::: STORED DATA

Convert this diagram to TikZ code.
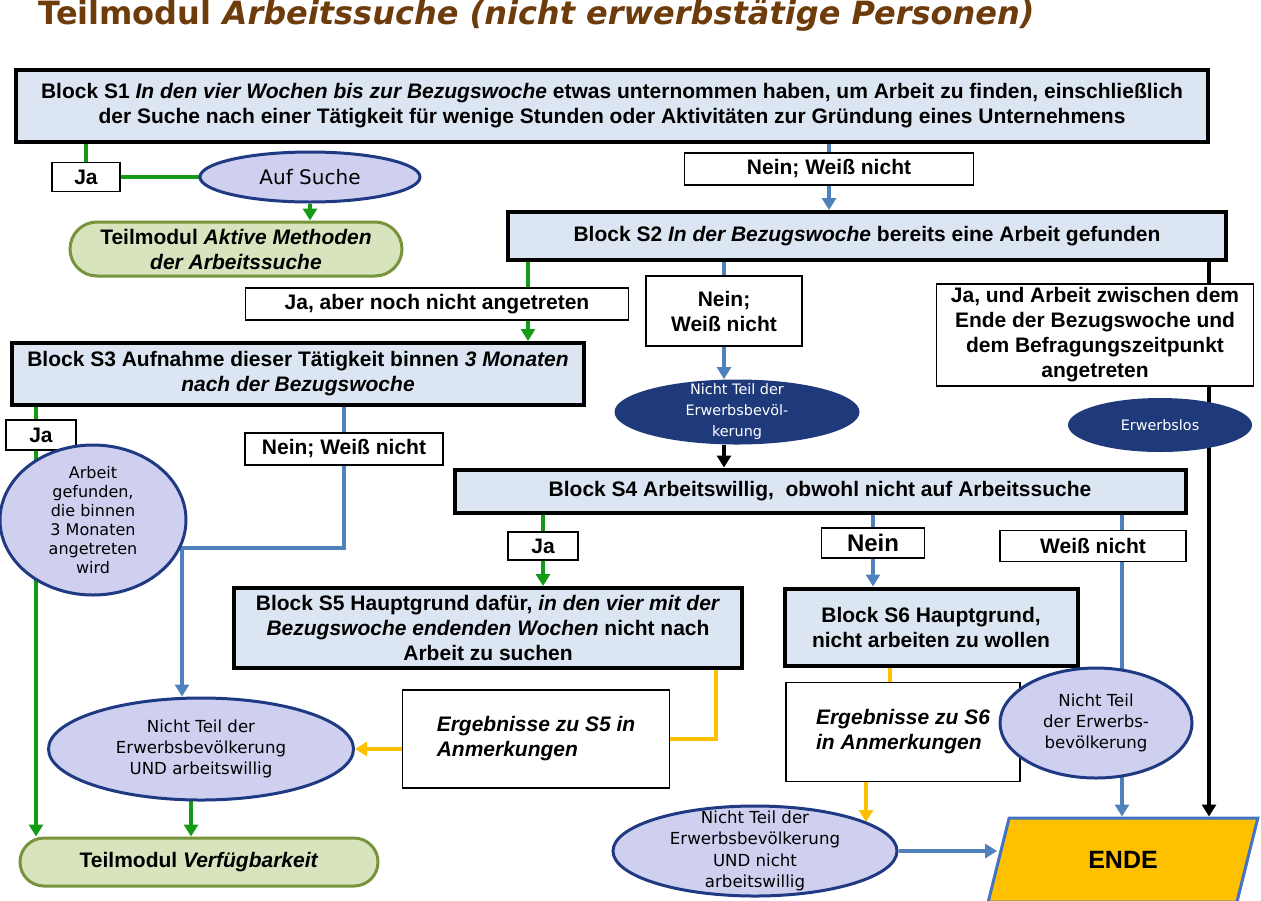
\documentclass[tikz,border=0pt]{standalone}
\usepackage{fontspec}
\setmainfont{Liberation Sans}
\newfontfamily\verdana{DejaVu Sans}
\usetikzlibrary{arrows.meta, positioning, shapes.geometric, shapes.misc, backgrounds}
\definecolor{TitleBrown}{HTML}{6E3B0B}
\definecolor{BlockFill}{HTML}{DCE6F2}
\definecolor{OvalFill}{HTML}{CFD0F0}
\definecolor{OvalLine}{HTML}{1F3A82}
\definecolor{Navy}{HTML}{1F3A7A}
\definecolor{ModulFill}{HTML}{D7E4BD}
\definecolor{ModulLine}{HTML}{77933C}
\definecolor{GreenLine}{HTML}{159A15}
\definecolor{BlueLine}{HTML}{4F81BD}
\definecolor{OrangeLine}{HTML}{FFC000}
\definecolor{EndeLine}{HTML}{4472C4}

\begin{document}
\begin{tikzpicture}[x=0.5pt, y=-0.5pt,
    block/.style={rectangle, draw=black, fill=BlockFill, line width=2pt, align=center, inner sep=0pt, font=\bfseries\fontsize{10.5}{12.5}\selectfont},
    answer/.style={rectangle, draw=black, fill=white, line width=0.6pt, align=center, inner sep=0pt, font=\bfseries\fontsize{10.5}{12.5}\selectfont},
    note/.style={rectangle, draw=black, fill=white, line width=0.6pt, align=left, inner sep=0pt, font=\bfseries\itshape\fontsize{10.5}{12.5}\selectfont},
    oval/.style={ellipse, draw=OvalLine, fill=OvalFill, line width=1.5pt, align=center, inner sep=-40pt, font=\verdana\fontsize{8.3}{10.7}\selectfont},
    status/.style={ellipse, fill=Navy, text=white, align=center, inner sep=-40pt, font=\verdana\fontsize{7.2}{10.5}\selectfont},
    modul/.style={rounded rectangle, draw=ModulLine, fill=ModulFill, line width=1.5pt, align=center, inner sep=0pt, font=\bfseries\fontsize{10.5}{12.5}\selectfont},
    ende/.style={trapezium, trapezium left angle=76, trapezium right angle=104, draw=EndeLine, fill=OrangeLine, line width=1.5pt, font=\bfseries\fontsize{12.5}{14}\selectfont},
    gline/.style={line width=2.2pt, GreenLine},
    garrow/.style={-{Triangle[length=6pt, width=7pt]}, line width=2.2pt, GreenLine},
    barrow/.style={-{Triangle[length=6pt, width=7pt]}, line width=2.2pt, BlueLine},
    karrow/.style={-{Triangle[length=6pt, width=7pt]}, line width=2.2pt, black},
    oline/.style={line width=2.2pt, OrangeLine},
    oarrow/.style={-{Triangle[length=6pt, width=7pt]}, line width=2.2pt, OrangeLine},
]
\useasboundingbox (0,0) rectangle (1261,900);

% Title
\node[anchor=west, inner sep=0pt, text=TitleBrown, font=\verdana\bfseries\fontsize{16}{18}\selectfont] (titel) at (38,16) {Teilmodul \textit{Arbeitssuche (nicht erwerbstätige Personen)}};

% Blocks
\node[block, minimum width=596pt, minimum height=36pt] (s1) at (612,106) {Block S1 \textit{In den vier Wochen bis zur Bezugswoche} etwas unternommen haben, um Arbeit zu finden, einschließlich\\der Suche nach einer Tätigkeit für wenige Stunden oder Aktivitäten zur Gründung eines Unternehmens};
\node[block, minimum width=359pt, minimum height=24pt] (s2) at (867,236) {Block S2 \textit{In der Bezugswoche} bereits eine Arbeit gefunden};
\node[block, minimum width=286pt, minimum height=31pt] (s3) at (298,374) {Block S3 Aufnahme dieser Tätigkeit binnen \textit{3 Monaten}\\\textit{nach der Bezugswoche}};
\node[block, minimum width=365.5pt, minimum height=21.5pt] (s4) at (820,491) {Block S4 Arbeitswillig,\ \ obwohl nicht auf Arbeitssuche};
\node[block, minimum width=254pt, minimum height=40pt] (s5) at (488,628) {Block S5 Hauptgrund dafür, \textit{in den vier mit der}\\\textit{Bezugswoche endenden Wochen} nicht nach\\Arbeit zu suchen};
\node[block, minimum width=146.5pt, minimum height=38.5pt] (s6) at (931,627) {Block S6 Hauptgrund,\\nicht arbeiten zu wollen};

% Answers
\node[answer, minimum width=34pt, minimum height=14.5pt] (ja1) at (86,177) {Ja};
\node[answer, minimum width=144.5pt, minimum height=16pt] (nw1) at (829,169) {Nein; Weiß nicht};
\node[answer, minimum width=191.5pt, minimum height=16pt] (jaab) at (437,304) {Ja, aber noch nicht angetreten};
\node[answer, minimum width=78pt, minimum height=35pt] (nw2) at (724,311) {Nein;\\Weiß nicht};
\node[answer, minimum width=158.5pt, minimum height=51pt] (jaund) at (1095,335) {Ja, und Arbeit zwischen dem\\Ende der Bezugswoche und\\dem Befragungszeitpunkt\\angetreten};
\node[answer, minimum width=35pt, minimum height=15pt] (ja3) at (41,435) {Ja};
\node[answer, minimum width=99pt, minimum height=16pt] (nw3) at (344,449) {Nein; Weiß nicht};
\node[answer, minimum width=35pt, minimum height=14pt] (ja4) at (543,546) {Ja};
\node[answer, minimum width=51.5pt, minimum height=15pt, font=\bfseries\fontsize{12}{14}\selectfont] (nein4) at (873,543) {Nein};
\node[answer, minimum width=93pt, minimum height=15.5pt] (wn4) at (1093,546) {Weiß nicht};

% Notes
\node[note, minimum width=133.5pt, minimum height=49pt] (erg5) at (536,739) {Ergebnisse zu S5 in\\Anmerkungen};
\node[note, minimum width=117pt, minimum height=49.5pt] (erg6) at (903,732) {Ergebnisse zu S6\\in Anmerkungen};

% Ovals
\node[oval, minimum width=110pt, minimum height=25pt, font=\verdana\fontsize{10}{12}\selectfont] (such) at (310,177) {Auf Suche};
\node[oval, minimum width=93pt, minimum height=75pt, font=\verdana\fontsize{8}{9.5}\selectfont] (gef) at (93,520) {Arbeit\\gefunden,\\die binnen\\3 Monaten\\angetreten\\wird};
\node[oval, minimum width=152.5pt, minimum height=51pt] (ntw) at (201,749) {Nicht Teil der\\Erwerbsbevölkerung\\UND arbeitswillig};
\node[oval, minimum width=142pt, minimum height=45pt] (ntn) at (755,851) {Nicht Teil der\\Erwerbsbevölkerung\\UND nicht\\arbeitswillig};
\node[oval, minimum width=96pt, minimum height=55pt] (ntl2) at (1096,723) {Nicht Teil\\der Erwerbs-\\bevölkerung};
\node[status, minimum width=122.5pt, minimum height=32.5pt] (ntl1) at (737,412) {Nicht Teil der\\Erwerbsbevöl-\\kerung};
\node[status, minimum width=92pt, minimum height=27pt] (erwl) at (1160,425) {Erwerbslos};

% Teilmodule and end
\node[modul, minimum width=166pt, minimum height=27pt] (aktiv) at (236,249) {Teilmodul \textit{Aktive Methoden}\\\textit{der Arbeitssuche}};
\node[modul, minimum width=179pt, minimum height=24pt] (verf) at (199,862) {Teilmodul \textit{Verfügbarkeit}};
\node[ende, minimum width=135pt, minimum height=37pt] (ende) at (1123,860) {ENDE};

% Connectors
\begin{scope}[on background layer]
\coordinate (g2) at (528,260);
\coordinate (g3) at (36,405);
\coordinate (g5) at (191,800);
\coordinate (k2) at (1209,260);
\coordinate (k3) at (182,548);
\coordinate (b4) at (1122,513);
\coordinate (o5) at (716,668);
\coordinate (o6) at (890,665);
\coordinate (o7) at (866,782);
\coordinate (o8) at (866,822);

\draw[gline] (ja1 |- s1.south) -- (ja1.north);
\draw[gline] (ja1.east) -- (such.west);
\draw[garrow] (such.south) -- (such.south |- aktiv.north);
\draw[garrow] (g2) -- (g2 |- s3.north);
\draw[garrow] (g3) -- (g3 |- verf.north);
\draw[garrow] (ja4 |- s4.south) -- (ja4 |- s5.north);
\draw[garrow] (g5) -- (g5 |- verf.north);

\draw[barrow] (nw1 |- s1.south) -- (nw1 |- s2.north);
\draw[barrow] (nw2 |- s2.south) -- (nw2 |- ntl1.north);
\draw[barrow] (nw3 |- s3.south) |- (k3) -- (k3 |- ntw.north);
\draw[barrow] (nein4 |- s4.south) -- (nein4 |- s6.north);
\draw[barrow] (b4) -- (b4 |- ende.north);
\draw[barrow] (ntn.east) -- (ntn.east -| ende.west);

\draw[karrow] (k2) -- (k2 |- ende.north);
\draw[karrow] (nw2 |- ntl1.south) -- (nw2 |- s4.north);

\draw[oline] (o5) |- (erg5.east);
\draw[oarrow] (erg5.west |- ntw.east) -- (ntw.east);
\draw[oline] (o6) -- (o6 |- erg6.north);
\draw[oarrow] (o7) -- (o8);
\end{scope}

\end{tikzpicture}
\end{document}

::::::

REQUIRED TASK: Write out an exact copy of the listing, first line through the line containing "(0,0) rectangle (1261,900);", with the pictures left out.

WRITTEN RESPONSE:
Convert this diagram to TikZ code.
\documentclass[tikz,border=0pt]{standalone}
\usepackage{fontspec}
\setmainfont{Liberation Sans}
\newfontfamily\verdana{DejaVu Sans}
\usetikzlibrary{arrows.meta, positioning, shapes.geometric, shapes.misc, backgrounds}
\definecolor{TitleBrown}{HTML}{6E3B0B}
\definecolor{BlockFill}{HTML}{DCE6F2}
\definecolor{OvalFill}{HTML}{CFD0F0}
\definecolor{OvalLine}{HTML}{1F3A82}
\definecolor{Navy}{HTML}{1F3A7A}
\definecolor{ModulFill}{HTML}{D7E4BD}
\definecolor{ModulLine}{HTML}{77933C}
\definecolor{GreenLine}{HTML}{159A15}
\definecolor{BlueLine}{HTML}{4F81BD}
\definecolor{OrangeLine}{HTML}{FFC000}
\definecolor{EndeLine}{HTML}{4472C4}

\begin{document}
\begin{tikzpicture}[x=0.5pt, y=-0.5pt,
    block/.style={rectangle, draw=black, fill=BlockFill, line width=2pt, align=center, inner sep=0pt, font=\bfseries\fontsize{10.5}{12.5}\selectfont},
    answer/.style={rectangle, draw=black, fill=white, line width=0.6pt, align=center, inner sep=0pt, font=\bfseries\fontsize{10.5}{12.5}\selectfont},
    note/.style={rectangle, draw=black, fill=white, line width=0.6pt, align=left, inner sep=0pt, font=\bfseries\itshape\fontsize{10.5}{12.5}\selectfont},
    oval/.style={ellipse, draw=OvalLine, fill=OvalFill, line width=1.5pt, align=center, inner sep=-40pt, font=\verdana\fontsize{8.3}{10.7}\selectfont},
    status/.style={ellipse, fill=Navy, text=white, align=center, inner sep=-40pt, font=\verdana\fontsize{7.2}{10.5}\selectfont},
    modul/.style={rounded rectangle, draw=ModulLine, fill=ModulFill, line width=1.5pt, align=center, inner sep=0pt, font=\bfseries\fontsize{10.5}{12.5}\selectfont},
    ende/.style={trapezium, trapezium left angle=76, trapezium right angle=104, draw=EndeLine, fill=OrangeLine, line width=1.5pt, font=\bfseries\fontsize{12.5}{14}\selectfont},
    gline/.style={line width=2.2pt, GreenLine},
    garrow/.style={-{Triangle[length=6pt, width=7pt]}, line width=2.2pt, GreenLine},
    barrow/.style={-{Triangle[length=6pt, width=7pt]}, line width=2.2pt, BlueLine},
    karrow/.style={-{Triangle[length=6pt, width=7pt]}, line width=2.2pt, black},
    oline/.style={line width=2.2pt, OrangeLine},
    oarrow/.style={-{Triangle[length=6pt, width=7pt]}, line width=2.2pt, OrangeLine},
]
\useasboundingbox (0,0) rectangle (1261,900);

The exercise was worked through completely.